== Challenge ==
Return only the lines from the top of the data down to the one that holds "import plotly.graph_objects as go", both included, without any pictures.

== Data section ==
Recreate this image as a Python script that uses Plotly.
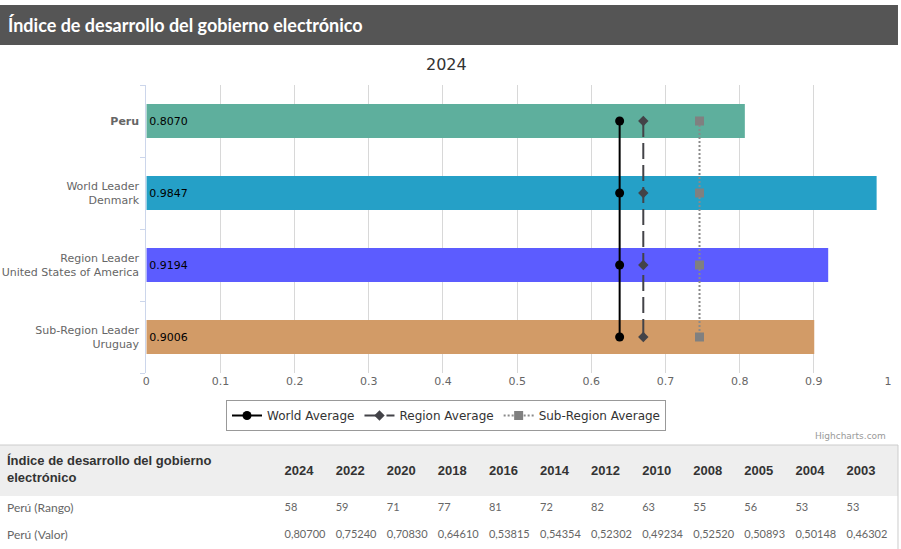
"""EGDI 2024 · Perú vs líderes (Highcharts-like bar + tabla histórica)."""
import plotly.graph_objects as go

REF_W, H = 901, 549
W = 911  # el visor comprime ~1% en horizontal; se compensa con un lienzo algo más ancho

# --- datos ---
categories = ["Peru", "World Leader<br>Denmark", "Region Leader<br>United States of America",
              "Sub-Region Leader<br>Uruguay"]
tick_labels = ["<b>Peru</b>", "World Leader<br>Denmark", "Region Leader<br>United States of America",
               "Sub-Region Leader<br>Uruguay"]
egdi_2024 = [0.8070, 0.9847, 0.9194, 0.9006]
world_avg = [0.6382, 0.6382, 0.6382, 0.6382]
region_avg = [0.6701, 0.6701, 0.6701, 0.6701]
subregion_avg = [0.7459, 0.7459, 0.7459, 0.7459]

table_title = "Índice de desarrollo del gobierno<br>electrónico"
row_labels = ["Perú (Rango)", "Perú (Valor)"]
years = ["2024", "2022", "2020", "2018", "2016", "2014", "2012", "2010", "2008", "2005", "2004", "2003"]
peru_rank = ["58", "59", "71", "77", "81", "72", "82", "63", "55", "56", "53", "53"]
peru_value = ["0,80700", "0,75240", "0,70830", "0,64610", "0,53815", "0,54354", "0,52302",
              "0,49234", "0,52520", "0,50893", "0,50148", "0,46302"]

# --- estilos ---
BAR_COLORS = ["#5EAF9D", "#25A0C7", "#5C5CFF", "#D29B67"]
TEXT = "#333333"
LABEL = "#666666"
GRID = "#D8D8D8"
AXIS = "#CCD6EB"
HEAD_BG = "#EEEEEE"
CLEAR = "rgba(0,0,0,0)"
CHART_FONT = "DejaVu Sans"
BODY_FONT = "Lato"


def px(x):
    return x / REF_W


def py(y):
    return 1 - y / H


fig = go.Figure()

fig.add_trace(go.Bar(
    y=categories, x=egdi_2024, orientation="h",
    marker=dict(color=BAR_COLORS, line=dict(width=0)),
    width=0.47,
    texttemplate="%{x:.4f}", textposition="inside", insidetextanchor="start",
    textfont=dict(color="#000000", size=11, family=CHART_FONT),
    constraintext="none", cliponaxis=False,
    showlegend=False, hoverinfo="skip",
))

fig.add_trace(go.Scatter(
    y=categories, x=world_avg, mode="lines+markers", name="World Average",
    line=dict(color="#000000", width=2),
    marker=dict(symbol="circle", size=9, color="#000000"),
))
fig.add_trace(go.Scatter(
    y=categories, x=region_avg, mode="lines+markers", name="Region Average",
    line=dict(color="#434348", width=2, dash="16px,6px"),
    marker=dict(symbol="diamond", size=8, color="#434348"),
))
fig.add_trace(go.Scatter(
    y=categories, x=subregion_avg, mode="lines+markers", name="Sub-Region Average",
    line=dict(color="#8A8A8A", width=2, dash="2px,2px"),
    marker=dict(symbol="square", size=9, color="#808080"),
))

# --- tabla: fondo + primera columna ---
fig.add_trace(go.Table(
    domain=dict(x=[0, px(897)], y=[0, py(445)]),
    columnwidth=[277, 620],
    header=dict(
        values=["<b>" + table_title + "</b>", ""],
        fill_color=HEAD_BG, line=dict(color=HEAD_BG, width=1),
        align="left", height=50,
        font=dict(family="Liberation Sans", size=13, color=TEXT),
    ),
    cells=dict(
        values=[row_labels, ["", ""]],
        fill_color="#FFFFFF", line=dict(color="#FFFFFF", width=1),
        align="left", height=27,
        font=dict(family=BODY_FONT, size=12, color=LABEL),
    ),
))

# --- tabla: columnas por año (encabezado centrado verticalmente) ---
fig.add_trace(go.Table(
    domain=dict(x=[px(277), px(897)], y=[0, py(455)]),
    columnwidth=[51] * 11 + [59],
    header=dict(
        values=["<b>" + y + "</b>" for y in years],
        fill_color=CLEAR, line=dict(color=CLEAR, width=0),
        align="left", height=40,
        font=dict(family="Liberation Sans", size=13, color=TEXT),
    ),
    cells=dict(
        values=[[r, v] for r, v in zip(peru_rank, peru_value)],
        fill_color=CLEAR, line=dict(color=CLEAR, width=0),
        align="left", height=27,
        font=dict(family=BODY_FONT, size=11, color=LABEL),
    ),
))

# --- layout ---
fig.update_layout(
    width=W, height=H,
    margin=dict(l=0, r=0, t=0, b=0),
    paper_bgcolor="#FFFFFF", plot_bgcolor="#FFFFFF",
    font=dict(family=CHART_FONT, color=LABEL, size=11),
    showlegend=True,
    legend=dict(
        orientation="h", x=px(446), xanchor="center", y=py(400), yanchor="top",
        bordercolor="#999999", borderwidth=1, bgcolor="#FFFFFF",
        font=dict(size=12, color=TEXT, family=CHART_FONT),
        itemwidth=30,
    ),
    hovermode=False,
    shapes=[
        dict(type="rect", xref="paper", yref="paper", x0=0, x1=px(897), y0=py(45), y1=py(5),
             fillcolor="#555555", line=dict(width=0), layer="below"),
        dict(type="line", xref="paper", yref="paper", x0=0, x1=px(897), y0=py(445), y1=py(445),
             line=dict(color="#CCCCCC", width=1)),
        dict(type="line", xref="paper", yref="paper", x0=px(897), x1=px(897), y0=0, y1=py(445),
             line=dict(color="#CCCCCC", width=1)),
    ],
    annotations=[
        dict(text="<b>Índice de desarrollo del gobierno electrónico</b>", xref="paper", yref="paper",
             x=px(7), y=py(25), xanchor="left", yanchor="middle", showarrow=False,
             font=dict(family=BODY_FONT, size=18, color="#FFFFFF")),
        dict(text="2024", xref="paper", yref="paper", x=px(447), y=py(64),
             xanchor="center", yanchor="middle", showarrow=False,
             font=dict(family=CHART_FONT, size=16, color=TEXT)),
        dict(text="Highcharts.com", xref="paper", yref="paper", x=px(887), y=py(436),
             xanchor="right", yanchor="middle", showarrow=False,
             font=dict(family=CHART_FONT, size=9, color="#999999")),
    ],
)

fig.update_xaxes(
    domain=[px(147), px(887)], range=[0, 1], dtick=0.1, tick0=0,
    showgrid=True, gridcolor=GRID, gridwidth=1, zeroline=False,
    showline=False, ticks="", tickfont=dict(size=11, color=LABEL),
    fixedrange=True,
)
fig.update_yaxes(
    domain=[py(373), py(85)], autorange="reversed",
    tickvals=categories, ticktext=tick_labels,
    showgrid=False, zeroline=False,
    showline=True, linecolor=AXIS, linewidth=1,
    ticks="outside", tickson="boundaries", ticklen=5, tickcolor=AXIS,
    ticklabelstandoff=4,
    tickfont=dict(size=11, color=LABEL),
    fixedrange=True,
)

# página sin márgenes, lienzo desplazado para quedar alineado con el borde izquierdo
page_css = (
    "document.documentElement.style.overflow='hidden';"
    "document.body.style.margin='0px';"
    "document.body.style.marginLeft='-5px';"
    "document.body.style.overflow='hidden';"
)
fig.write_html("out.html", config={"displayModeBar": False}, post_script=page_css)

== Written reply ==
Recreate this image as a Python script that uses Plotly.
"""EGDI 2024 · Perú vs líderes (Highcharts-like bar + tabla histórica)."""
import plotly.graph_objects as go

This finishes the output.